_GIVEN MATERIAL_:
START

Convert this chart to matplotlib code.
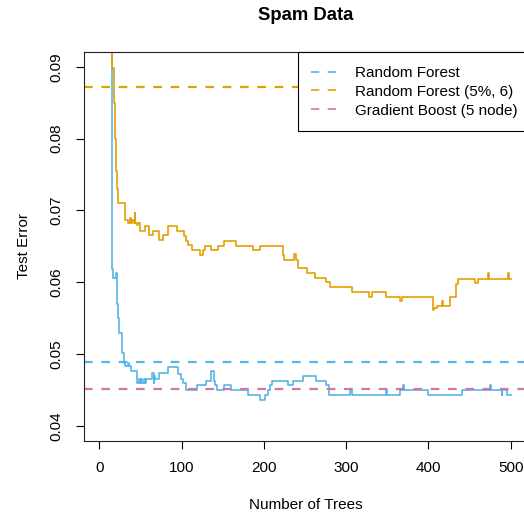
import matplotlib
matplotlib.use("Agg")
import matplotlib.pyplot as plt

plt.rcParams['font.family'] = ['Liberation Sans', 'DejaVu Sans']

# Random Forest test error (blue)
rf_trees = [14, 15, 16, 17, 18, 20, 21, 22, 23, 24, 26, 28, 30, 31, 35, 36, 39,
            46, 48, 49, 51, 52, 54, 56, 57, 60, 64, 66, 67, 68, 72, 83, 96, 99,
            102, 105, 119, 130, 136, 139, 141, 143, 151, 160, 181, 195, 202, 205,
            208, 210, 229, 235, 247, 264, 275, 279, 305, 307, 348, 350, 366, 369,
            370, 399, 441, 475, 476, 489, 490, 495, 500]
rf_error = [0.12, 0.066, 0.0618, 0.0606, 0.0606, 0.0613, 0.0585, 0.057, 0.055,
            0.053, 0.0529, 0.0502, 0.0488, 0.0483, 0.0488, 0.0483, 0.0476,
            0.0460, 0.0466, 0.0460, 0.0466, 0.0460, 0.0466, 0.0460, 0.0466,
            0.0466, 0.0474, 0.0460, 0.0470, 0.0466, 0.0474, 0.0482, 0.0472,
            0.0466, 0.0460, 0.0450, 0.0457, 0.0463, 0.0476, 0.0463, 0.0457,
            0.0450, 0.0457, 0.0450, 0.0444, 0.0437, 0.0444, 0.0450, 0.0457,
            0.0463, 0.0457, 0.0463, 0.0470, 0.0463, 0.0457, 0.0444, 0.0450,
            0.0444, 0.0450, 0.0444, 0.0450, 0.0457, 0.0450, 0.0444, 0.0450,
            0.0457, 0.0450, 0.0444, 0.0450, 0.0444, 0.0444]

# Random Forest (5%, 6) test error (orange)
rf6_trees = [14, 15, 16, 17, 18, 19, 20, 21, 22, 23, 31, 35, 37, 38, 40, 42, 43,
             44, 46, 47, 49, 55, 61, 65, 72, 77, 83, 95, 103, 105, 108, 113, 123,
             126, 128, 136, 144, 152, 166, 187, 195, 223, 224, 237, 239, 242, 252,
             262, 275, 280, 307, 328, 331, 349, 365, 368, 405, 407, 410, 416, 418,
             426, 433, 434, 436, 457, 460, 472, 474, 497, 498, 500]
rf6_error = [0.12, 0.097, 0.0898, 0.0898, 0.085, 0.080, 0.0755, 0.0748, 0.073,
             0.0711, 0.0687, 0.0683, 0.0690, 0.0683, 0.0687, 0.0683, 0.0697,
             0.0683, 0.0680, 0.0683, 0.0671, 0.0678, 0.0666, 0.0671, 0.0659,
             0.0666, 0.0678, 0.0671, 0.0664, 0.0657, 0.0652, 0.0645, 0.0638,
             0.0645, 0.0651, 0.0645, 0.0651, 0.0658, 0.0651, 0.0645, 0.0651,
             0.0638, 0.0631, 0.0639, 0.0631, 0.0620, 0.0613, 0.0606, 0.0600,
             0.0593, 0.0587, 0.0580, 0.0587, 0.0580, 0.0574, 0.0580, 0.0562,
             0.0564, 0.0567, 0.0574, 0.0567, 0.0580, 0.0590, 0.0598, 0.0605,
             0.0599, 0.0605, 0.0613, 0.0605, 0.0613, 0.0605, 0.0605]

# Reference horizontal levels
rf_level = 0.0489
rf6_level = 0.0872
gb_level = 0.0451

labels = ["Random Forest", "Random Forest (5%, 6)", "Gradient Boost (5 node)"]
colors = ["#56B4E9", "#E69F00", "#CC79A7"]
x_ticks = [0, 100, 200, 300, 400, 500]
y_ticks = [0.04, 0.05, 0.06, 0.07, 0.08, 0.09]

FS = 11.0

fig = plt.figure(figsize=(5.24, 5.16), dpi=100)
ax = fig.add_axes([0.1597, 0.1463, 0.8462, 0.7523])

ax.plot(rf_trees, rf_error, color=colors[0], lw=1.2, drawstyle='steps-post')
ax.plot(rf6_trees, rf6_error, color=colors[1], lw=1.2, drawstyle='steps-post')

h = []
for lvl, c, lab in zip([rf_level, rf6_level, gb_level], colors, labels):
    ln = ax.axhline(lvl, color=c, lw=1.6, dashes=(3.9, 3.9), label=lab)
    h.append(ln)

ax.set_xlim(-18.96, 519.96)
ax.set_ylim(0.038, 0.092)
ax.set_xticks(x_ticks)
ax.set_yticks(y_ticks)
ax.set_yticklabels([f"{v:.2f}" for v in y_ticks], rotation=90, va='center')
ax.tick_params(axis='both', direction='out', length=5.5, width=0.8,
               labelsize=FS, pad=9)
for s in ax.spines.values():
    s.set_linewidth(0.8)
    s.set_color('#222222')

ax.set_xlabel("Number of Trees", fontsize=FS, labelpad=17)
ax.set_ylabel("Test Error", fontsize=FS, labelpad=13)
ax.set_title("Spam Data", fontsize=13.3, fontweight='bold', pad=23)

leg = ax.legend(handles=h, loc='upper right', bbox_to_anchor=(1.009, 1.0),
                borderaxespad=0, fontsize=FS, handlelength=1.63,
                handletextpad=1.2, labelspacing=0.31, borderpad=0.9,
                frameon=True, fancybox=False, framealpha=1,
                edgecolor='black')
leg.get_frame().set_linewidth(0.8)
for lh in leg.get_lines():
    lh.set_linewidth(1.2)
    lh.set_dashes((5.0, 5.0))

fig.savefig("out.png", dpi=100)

END

_REQUIRED WORK_: Give again, exactly, the lines from the start of the data through the one holding "0.0457, 0.0450, 0.0444, 0.0450, 0.0444, 0.0444]"; omit the pictures.

_OUTPUT FOR THIS EXERCISE_:
Convert this chart to matplotlib code.
import matplotlib
matplotlib.use("Agg")
import matplotlib.pyplot as plt

plt.rcParams['font.family'] = ['Liberation Sans', 'DejaVu Sans']

# Random Forest test error (blue)
rf_trees = [14, 15, 16, 17, 18, 20, 21, 22, 23, 24, 26, 28, 30, 31, 35, 36, 39,
            46, 48, 49, 51, 52, 54, 56, 57, 60, 64, 66, 67, 68, 72, 83, 96, 99,
            102, 105, 119, 130, 136, 139, 141, 143, 151, 160, 181, 195, 202, 205,
            208, 210, 229, 235, 247, 264, 275, 279, 305, 307, 348, 350, 366, 369,
            370, 399, 441, 475, 476, 489, 490, 495, 500]
rf_error = [0.12, 0.066, 0.0618, 0.0606, 0.0606, 0.0613, 0.0585, 0.057, 0.055,
            0.053, 0.0529, 0.0502, 0.0488, 0.0483, 0.0488, 0.0483, 0.0476,
            0.0460, 0.0466, 0.0460, 0.0466, 0.0460, 0.0466, 0.0460, 0.0466,
            0.0466, 0.0474, 0.0460, 0.0470, 0.0466, 0.0474, 0.0482, 0.0472,
            0.0466, 0.0460, 0.0450, 0.0457, 0.0463, 0.0476, 0.0463, 0.0457,
            0.0450, 0.0457, 0.0450, 0.0444, 0.0437, 0.0444, 0.0450, 0.0457,
            0.0463, 0.0457, 0.0463, 0.0470, 0.0463, 0.0457, 0.0444, 0.0450,
            0.0444, 0.0450, 0.0444, 0.0450, 0.0457, 0.0450, 0.0444, 0.0450,
            0.0457, 0.0450, 0.0444, 0.0450, 0.0444, 0.0444]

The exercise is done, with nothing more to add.